Kazutsugi Nami, chairman of the now bankrupt L&G, had offered investors 36% annual returns and issued special electronic money termed "Enten".
The 75-year-old businessman had built a cult status among those who invested in his company.
He is reported to have swindled 37,000 investors, but denies any wrongdoing.
Police have confirmed his arrest but not the size of the alleged fraud.
Mr Nami and other L&G executives allegedly collected huge investment funds from clients despite knowing they could not pay the promised investment returns.
He also collected funds by issuing ''Enten'', saying that the quasi-currency could be used at company-sponsored bazaars nationwide and internet markets, according to an investigation reported by Kyodo news agency.
Mr Nami has denied any wrongdoing, AFP news agency reports.
"I'm leading 50,000 people.
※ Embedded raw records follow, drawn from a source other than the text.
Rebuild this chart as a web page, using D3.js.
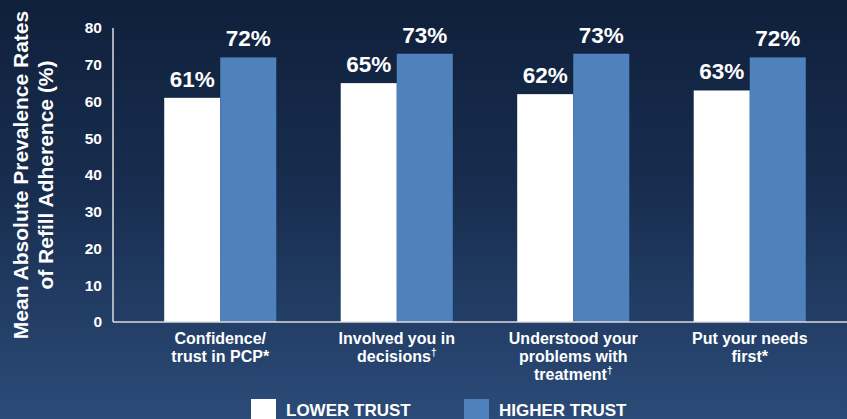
<!DOCTYPE html>
<meta charset="utf-8">
<style>
    body { margin: 0; }
    svg { display: block; font-family: "Liberation Sans", Arial, sans-serif; font-weight: bold; }
</style>
<svg width="847" height="419"></svg>
<script src="https://d3js.org/d3.v7.min.js"></script>
<script>
    // data
    var categories = [
        ["Confidence/", "trust in PCP*"],
        ["Involved you in", "decisions\u2020"],
        ["Understood your", "problems with", "treatment\u2020"],
        ["Put your needs", "first*"]
    ];
    var series = ["LOWER TRUST", "HIGHER TRUST"];
    var lowerTrust = [61, 65, 62, 63];
    var higherTrust = [72, 73, 73, 72];
    var yTicks = [0, 10, 20, 30, 40, 50, 60, 70, 80];

    var svg = d3.select("svg"),
        width = +svg.attr("width"),
        height = +svg.attr("height");

    var defs = svg.append("defs");
    var grad = defs.append("linearGradient")
        .attr("id", "bg")
        .attr("x1", 0).attr("y1", 0).attr("x2", 0).attr("y2", 1);
    grad.append("stop").attr("offset", "0%").attr("stop-color", "#0f203b");
    grad.append("stop").attr("offset", "45%").attr("stop-color", "#182d4f");
    grad.append("stop").attr("offset", "100%").attr("stop-color", "#2b4b78");

    svg.append("rect")
        .attr("width", width)
        .attr("height", height)
        .attr("fill", "url(#bg)");

    var color = d3.scaleOrdinal().domain(series).range(["#ffffff", "#4f81bd"]);

    var x0 = d3.scaleBand()
        .domain(d3.range(categories.length))
        .range([132, 838])
        .paddingInner(0.365)
        .paddingOuter(0.1825);

    var x1 = d3.scaleBand()
        .domain(series)
        .range([0, x0.bandwidth()]);

    var y = d3.scaleLinear()
        .domain([0, 80])
        .range([322, 28]);

    var rows = categories.map(function (c, i) {
        return { i: i, values: [
            { key: series[0], value: lowerTrust[i] },
            { key: series[1], value: higherTrust[i] }
        ] };
    });

    // axis lines
    svg.append("line")
        .attr("x1", 113).attr("x2", 113)
        .attr("y1", y(80)).attr("y2", y(0))
        .attr("stroke", "#dcdcdc")
        .attr("stroke-width", 1.5);

    // y tick labels
    svg.append("g")
        .selectAll("text")
        .data(yTicks)
        .enter().append("text")
        .attr("x", 102)
        .attr("y", function (d) { return y(d); })
        .attr("dy", "0.35em")
        .attr("text-anchor", "end")
        .attr("fill", "#fff")
        .attr("font-size", 15.5)
        .text(function (d) { return d; });

    // y title
    var title = svg.append("text")
        .attr("transform", "translate(0,175)rotate(-90)")
        .attr("text-anchor", "middle")
        .attr("fill", "#fff")
        .attr("font-size", 21);
    title.append("tspan").attr("x", 0).attr("y", 28).text("Mean Absolute Prevalence Rates");
    title.append("tspan").attr("x", 0).attr("y", 53).text("of Refill Adherence (%)");

    // bars
    var group = svg.append("g")
        .selectAll("g")
        .data(rows)
        .enter().append("g")
        .attr("transform", function (d) { return "translate(" + x0(d.i) + ",0)"; });

    group.selectAll("rect")
        .data(function (d) { return d.values; })
        .enter().append("rect")
        .attr("x", function (d) { return x1(d.key); })
        .attr("y", function (d) { return y(d.value); })
        .attr("width", x1.bandwidth())
        .attr("height", function (d) { return y(0) - y(d.value); })
        .attr("fill", function (d) { return color(d.key); });

    group.selectAll("text.value")
        .data(function (d) { return d.values; })
        .enter().append("text")
        .attr("class", "value")
        .attr("x", function (d) { return x1(d.key) + x1.bandwidth() / 2; })
        .attr("y", function (d) { return y(d.value) - 11; })
        .attr("text-anchor", "middle")
        .attr("fill", "#fff")
        .attr("font-size", 22.5)
        .text(function (d) { return d.value + "%"; });

    svg.append("line")
        .attr("x1", 113).attr("x2", width)
        .attr("y1", y(0)).attr("y2", y(0))
        .attr("stroke", "#dcdcdc")
        .attr("stroke-width", 1.5);

    // category labels
    var cat = svg.append("g")
        .selectAll("text")
        .data(rows)
        .enter().append("text")
        .attr("text-anchor", "middle")
        .attr("fill", "#fff")
        .attr("font-size", 16);

    cat.each(function (d) {
        var t = d3.select(this),
            cx = x0(d.i) + x0.bandwidth() / 2;
        categories[d.i].forEach(function (line, j) {
            var ts = t.append("tspan")
                .attr("x", cx)
                .attr("y", 344 + j * 18);
            if (line.slice(-1) === "\u2020") {
                ts.append("tspan").text(line.slice(0, -1));
                ts.append("tspan")
                    .attr("font-size", 10)
                    .attr("dy", -6)
                    .text("\u2020");
            } else {
                ts.text(line);
            }
        });
    });

    // legend
    var legendX = [251, 464];
    var legend = svg.append("g")
        .selectAll("g")
        .data(series)
        .enter().append("g")
        .attr("transform", function (d, i) { return "translate(" + legendX[i] + ",399)"; });

    legend.append("rect")
        .attr("width", 25)
        .attr("height", 25)
        .attr("fill", color);

    legend.append("text")
        .attr("x", 35)
        .attr("y", 17)
        .attr("fill", "#fff")
        .attr("font-size", 17)
        .text(function (d) { return d; });
</script>
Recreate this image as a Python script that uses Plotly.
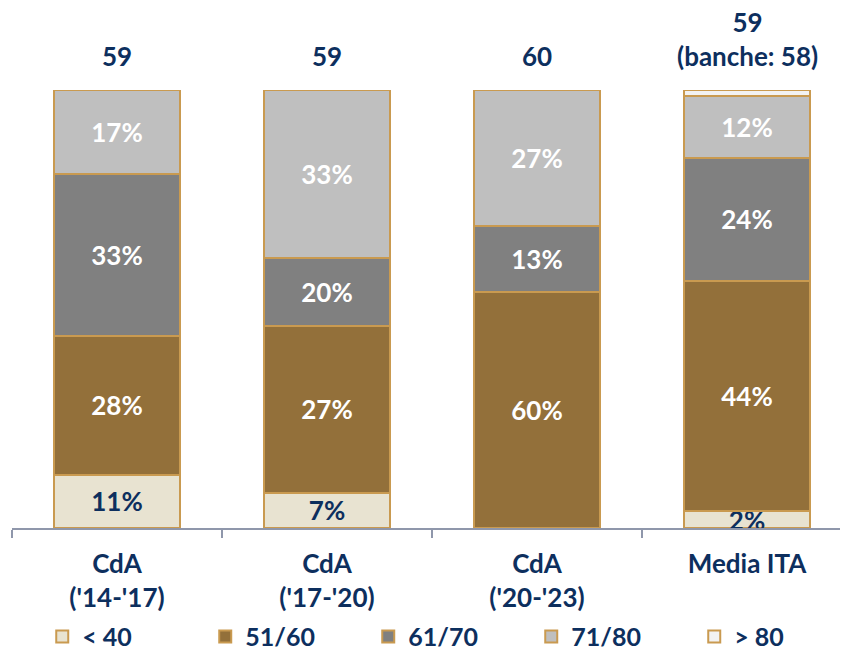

Can they charge a company this big with fraud?" he asked reporters.
Questioned over whether he was sorry for his investors, he was quoted as replying: "No! I have put my life at stake." He was then led away by the police.
Kazutsugi Nami had built up a cult-like following among customers.
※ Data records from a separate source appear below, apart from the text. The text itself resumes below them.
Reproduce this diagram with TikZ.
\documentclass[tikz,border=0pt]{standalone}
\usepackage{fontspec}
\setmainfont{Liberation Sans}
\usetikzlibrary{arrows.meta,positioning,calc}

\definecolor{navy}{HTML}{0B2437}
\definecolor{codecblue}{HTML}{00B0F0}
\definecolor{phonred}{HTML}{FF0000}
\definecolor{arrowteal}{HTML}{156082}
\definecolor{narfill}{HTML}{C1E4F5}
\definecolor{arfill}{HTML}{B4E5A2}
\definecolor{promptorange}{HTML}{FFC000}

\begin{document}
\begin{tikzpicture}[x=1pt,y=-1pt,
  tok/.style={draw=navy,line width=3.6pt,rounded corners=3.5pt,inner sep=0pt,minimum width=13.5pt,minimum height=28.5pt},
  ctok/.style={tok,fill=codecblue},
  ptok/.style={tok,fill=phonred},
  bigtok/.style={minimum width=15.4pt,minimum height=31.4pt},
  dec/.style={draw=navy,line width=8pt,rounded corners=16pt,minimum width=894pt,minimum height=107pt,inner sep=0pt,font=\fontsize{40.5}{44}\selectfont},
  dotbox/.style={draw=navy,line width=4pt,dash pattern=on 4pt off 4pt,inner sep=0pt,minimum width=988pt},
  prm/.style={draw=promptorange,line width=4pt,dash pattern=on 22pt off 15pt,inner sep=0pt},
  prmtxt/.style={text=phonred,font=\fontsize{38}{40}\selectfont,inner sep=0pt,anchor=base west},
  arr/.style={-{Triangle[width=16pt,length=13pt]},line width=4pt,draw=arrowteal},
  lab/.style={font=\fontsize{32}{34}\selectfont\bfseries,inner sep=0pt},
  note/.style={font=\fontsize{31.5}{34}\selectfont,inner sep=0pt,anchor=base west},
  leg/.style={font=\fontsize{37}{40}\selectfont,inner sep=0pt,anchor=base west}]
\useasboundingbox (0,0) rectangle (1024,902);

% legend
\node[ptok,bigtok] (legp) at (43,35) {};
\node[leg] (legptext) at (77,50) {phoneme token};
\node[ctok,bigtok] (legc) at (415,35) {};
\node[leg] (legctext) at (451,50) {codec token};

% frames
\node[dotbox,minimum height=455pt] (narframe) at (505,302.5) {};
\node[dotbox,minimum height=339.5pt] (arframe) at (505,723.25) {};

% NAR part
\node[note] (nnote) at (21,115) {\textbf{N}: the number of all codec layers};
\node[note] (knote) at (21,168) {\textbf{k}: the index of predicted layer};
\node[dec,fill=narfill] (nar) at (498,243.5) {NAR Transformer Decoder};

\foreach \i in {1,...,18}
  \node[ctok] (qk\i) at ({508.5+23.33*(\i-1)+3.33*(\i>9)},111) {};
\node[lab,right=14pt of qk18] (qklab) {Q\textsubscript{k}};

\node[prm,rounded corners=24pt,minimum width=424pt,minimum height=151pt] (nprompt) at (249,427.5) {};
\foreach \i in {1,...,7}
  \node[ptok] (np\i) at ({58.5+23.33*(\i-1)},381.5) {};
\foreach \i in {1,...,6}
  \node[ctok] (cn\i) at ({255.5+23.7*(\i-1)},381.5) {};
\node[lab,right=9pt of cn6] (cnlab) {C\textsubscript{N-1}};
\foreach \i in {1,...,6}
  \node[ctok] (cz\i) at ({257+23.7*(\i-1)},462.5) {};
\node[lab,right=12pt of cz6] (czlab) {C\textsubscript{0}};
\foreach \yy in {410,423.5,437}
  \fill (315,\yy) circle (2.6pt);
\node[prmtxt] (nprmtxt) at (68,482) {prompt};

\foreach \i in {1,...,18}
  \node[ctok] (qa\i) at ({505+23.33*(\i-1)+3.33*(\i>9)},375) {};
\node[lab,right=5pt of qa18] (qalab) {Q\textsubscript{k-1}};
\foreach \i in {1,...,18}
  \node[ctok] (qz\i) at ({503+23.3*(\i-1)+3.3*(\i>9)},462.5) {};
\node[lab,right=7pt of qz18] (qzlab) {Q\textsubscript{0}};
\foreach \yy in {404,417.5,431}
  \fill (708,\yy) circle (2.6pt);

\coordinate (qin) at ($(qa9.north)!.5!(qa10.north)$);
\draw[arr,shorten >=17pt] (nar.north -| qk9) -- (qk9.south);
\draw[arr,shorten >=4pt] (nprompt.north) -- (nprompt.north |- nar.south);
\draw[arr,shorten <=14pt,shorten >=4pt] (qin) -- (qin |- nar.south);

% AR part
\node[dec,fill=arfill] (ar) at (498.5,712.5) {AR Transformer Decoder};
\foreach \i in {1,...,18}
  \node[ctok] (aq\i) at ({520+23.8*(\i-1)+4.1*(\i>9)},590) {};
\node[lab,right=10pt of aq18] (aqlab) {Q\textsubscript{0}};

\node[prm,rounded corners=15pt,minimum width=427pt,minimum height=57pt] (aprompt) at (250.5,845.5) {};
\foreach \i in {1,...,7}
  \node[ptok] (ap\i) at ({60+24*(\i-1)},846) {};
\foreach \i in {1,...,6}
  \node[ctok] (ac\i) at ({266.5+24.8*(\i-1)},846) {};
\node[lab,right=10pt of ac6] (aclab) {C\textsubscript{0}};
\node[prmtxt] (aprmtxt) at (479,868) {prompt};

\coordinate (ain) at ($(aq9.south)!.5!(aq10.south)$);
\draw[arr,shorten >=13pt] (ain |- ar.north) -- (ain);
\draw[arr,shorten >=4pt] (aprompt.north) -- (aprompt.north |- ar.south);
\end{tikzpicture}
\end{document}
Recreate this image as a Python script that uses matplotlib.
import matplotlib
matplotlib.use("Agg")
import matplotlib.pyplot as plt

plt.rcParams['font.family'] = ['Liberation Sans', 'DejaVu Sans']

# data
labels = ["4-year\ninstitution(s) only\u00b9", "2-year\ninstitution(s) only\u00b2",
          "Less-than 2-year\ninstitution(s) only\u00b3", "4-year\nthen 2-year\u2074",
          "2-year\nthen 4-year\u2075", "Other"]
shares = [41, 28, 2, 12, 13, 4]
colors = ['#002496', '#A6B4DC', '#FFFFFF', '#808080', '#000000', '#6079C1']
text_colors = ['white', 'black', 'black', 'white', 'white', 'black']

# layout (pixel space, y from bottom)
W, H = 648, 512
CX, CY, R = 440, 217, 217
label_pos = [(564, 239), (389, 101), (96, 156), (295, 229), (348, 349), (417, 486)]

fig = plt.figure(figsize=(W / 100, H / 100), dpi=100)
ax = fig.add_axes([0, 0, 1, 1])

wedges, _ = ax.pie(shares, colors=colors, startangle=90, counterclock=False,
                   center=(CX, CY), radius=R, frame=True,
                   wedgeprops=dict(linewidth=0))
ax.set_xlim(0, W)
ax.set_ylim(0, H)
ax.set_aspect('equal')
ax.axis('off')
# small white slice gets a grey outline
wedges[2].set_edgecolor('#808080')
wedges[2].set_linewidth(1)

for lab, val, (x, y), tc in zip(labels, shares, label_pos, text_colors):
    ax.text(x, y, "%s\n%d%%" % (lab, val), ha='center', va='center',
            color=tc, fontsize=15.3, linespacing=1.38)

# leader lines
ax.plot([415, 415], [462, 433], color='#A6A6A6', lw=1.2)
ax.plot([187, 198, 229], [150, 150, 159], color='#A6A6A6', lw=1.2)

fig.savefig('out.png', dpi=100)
Mr Nami wooed his so-called "shareholders", saying he had a "divine decree" to "eliminate poverty from this world", according to lawyers representing victims.
"Enten" was fed into investors' mobile telephones and used to buy items ranging from vegetables to futons, clothes and jewellery.
The name "Enten" is apparently a combination of the Japanese words for the yen currency and paradise.
The NTV network aired footage of an "Enten fair" where participants sang the praises of the investment plan.
L&G was established in 1987, at first selling bedding and health products.
It began its investment scheme, including the issuance of "Enten", in 2001.
The company stopped paying cash dividends in February 2007, and by September of that year had sacked most of its employees, Kyodo reported.
It folded in November 2007 and is now undergoing a court-led bankruptcy process.